Честолюбие, характерная черта в прошлом Антония, определяет его отношение к этому великому миру; любовь, так всецело овладевшая им теперь, определяет его положение относительно египетской царицы и этим самым утрату всех преимуществ, приобретенных для него честолюбием. Тогда как в такой трагедии, как, например, "Клавиго" Гете, честолюбие играет роль искусителя, а любовь понимается как добрая, законная сила, здесь, наоборот, любовь является достойной осуждения, честолюбие же считается призванием и долгом великого человека.

Поэтому Антоний говорит:

Нет, необходимо расторгнуть страшные египетские узы, иначе мне погибнуть в любовном сумасбродстве".

Мы видели, что Шекспир для воспроизведения образа Антония мог воспользоваться одним из элементов своей художнической натуры. Он тоже разбил когда-то свои оковы, или, вернее, жизнь их разбила ему, но создавая эту великую драму, он пережил вновь те годы, когда сам чувствовал и от своего имени говорил, как здесь Антоний:

И доказательством правдивости моей клятвы служат тысячи вздохов, которые вылетают из моей груди, когда я думаю о твоем лице, они свидетельствуют, что черное для меня красивее всего (Сонет 131)

Изо дня в день стояла теперь перед очами как модель та, которая была Клеопатрой его жизни, та, которой он писал о сладострастии:

Страсть безумна как в желании, так и в обладании. Это благодать в минуту наслаждений, а после него - одно лишь горе, до нее - обетованная радость, после нее - одна мечта. Все эго хорошо известно людям, а между тем никто не умеет избежать тех небес, которые ведут в ад (Сонет 129)

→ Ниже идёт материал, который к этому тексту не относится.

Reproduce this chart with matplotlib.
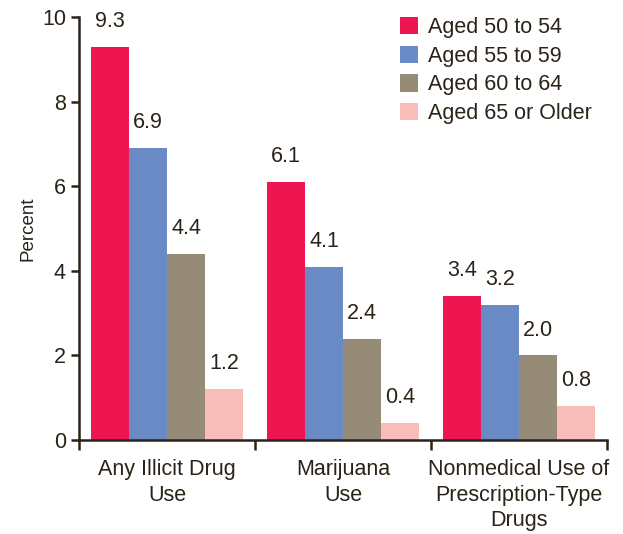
import numpy as np
import matplotlib.pyplot as plt

plt.rcParams['font.family'] = ['Liberation Sans', 'DejaVu Sans']

# 各年龄组使用率（%）
categories = ['Any Illicit Drug\nUse', 'Marijuana\nUse', 'Nonmedical Use of\nPrescription-Type\nDrugs']
age_groups = ['Aged 50 to 54', 'Aged 55 to 59', 'Aged 60 to 64', 'Aged 65 or Older']
aged_50_54 = [9.3, 6.1, 3.4]
aged_55_59 = [6.9, 4.1, 3.2]
aged_60_64 = [4.4, 2.4, 2.0]
aged_65_up = [1.2, 0.4, 0.8]

series = [aged_50_54, aged_55_59, aged_60_64, aged_65_up]
colors = ['#EE1651', '#6A8AC6', '#958B77', '#F8BDB8']
txt = '#2B2318'
fs = 15.5

fig = plt.figure(figsize=(6.23, 5.34), dpi=100)
ax = fig.add_axes([0.127, 0.176, 0.847, 0.792])

x = np.arange(len(categories))
w = 0.216
for i, (vals, c, lab) in enumerate(zip(series, colors, age_groups)):
    pos = x + (i - 1.5) * w
    bars = ax.bar(pos, vals, width=w, color=c, label=lab, zorder=2)
    for b, v in zip(bars, vals):
        ax.text(b.get_x() + b.get_width() / 2, v + 0.35, f'{v:.1f}',
                ha='center', va='bottom', fontsize=fs, color=txt)

ax.set_xlim(-0.5, 2.5)
ax.set_ylim(0, 10)
ax.set_yticks([0, 2, 4, 6, 8, 10])
ax.set_xticks([-0.5, 0.5, 1.5, 2.5])
ax.set_xticklabels([])
for xi, cat in zip(x, categories):
    ax.text(xi, -0.45, cat, ha='center', va='top', fontsize=fs, color=txt,
            linespacing=1.28)

ax.spines['top'].set_visible(False)
ax.spines['right'].set_visible(False)
for s in ['left', 'bottom']:
    ax.spines[s].set_color(txt)
    ax.spines[s].set_linewidth(1.8)
ax.tick_params(axis='both', direction='out', length=6, width=1.8,
               color=txt, labelcolor=txt, labelsize=fs)
ax.tick_params(axis='x', length=7)
ax.set_ylabel('Percent', fontsize=13.5, color=txt, labelpad=4)

leg = ax.legend(loc='upper left', bbox_to_anchor=(0.587, 1.025), frameon=False,
                fontsize=fs, handlelength=0.85, handleheight=0.85,
                handletextpad=0.45, labelspacing=0.35, borderpad=0)
for t in leg.get_texts():
    t.set_color(txt)

fig.savefig('out.png', dpi=100)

Он видел в ней когда-то неотразимую и позорящую Далилу, ту Далилу, которую двумя веками позднее Альфред де Виньи проклинал в знаменитых стихах

Он скорбел, как теперь Антоний, о том, что его возлюбленная была достоянием многих и многих

Если глаза, подкупленные слишком пристрастным зрением, становятся на якорь в гавани, где снуют всякие люди, зачем из этого заблуждения глаз ты выковала цепи, которыми опутала суждение моего сердца? Зачем мое сердце считает заповедным местом то, что - как оно само это знает - сделалось общим достоянием? (Сонет 137)

Как Антоний теперь, он испытывал жгучие муки при виде ее кокетничанья со всяким, кого она хотела покорить. В то время он разражался жалобами, как Антоний в драме разражается бешенством

Скажи, что уж давно не мил тебе я боле,

Но на других при мне так нежно не гляди!

Нет, не лукавь со мной! Твоей я отдал воле

Свою судьбу, я слаб, скорее, не щади!

Теперь он больше не жалуется на нее, теперь он ее заставляет с царской диадемой на челе жить и дышать в грандиозной верности природе на той сцене, которая была его миром.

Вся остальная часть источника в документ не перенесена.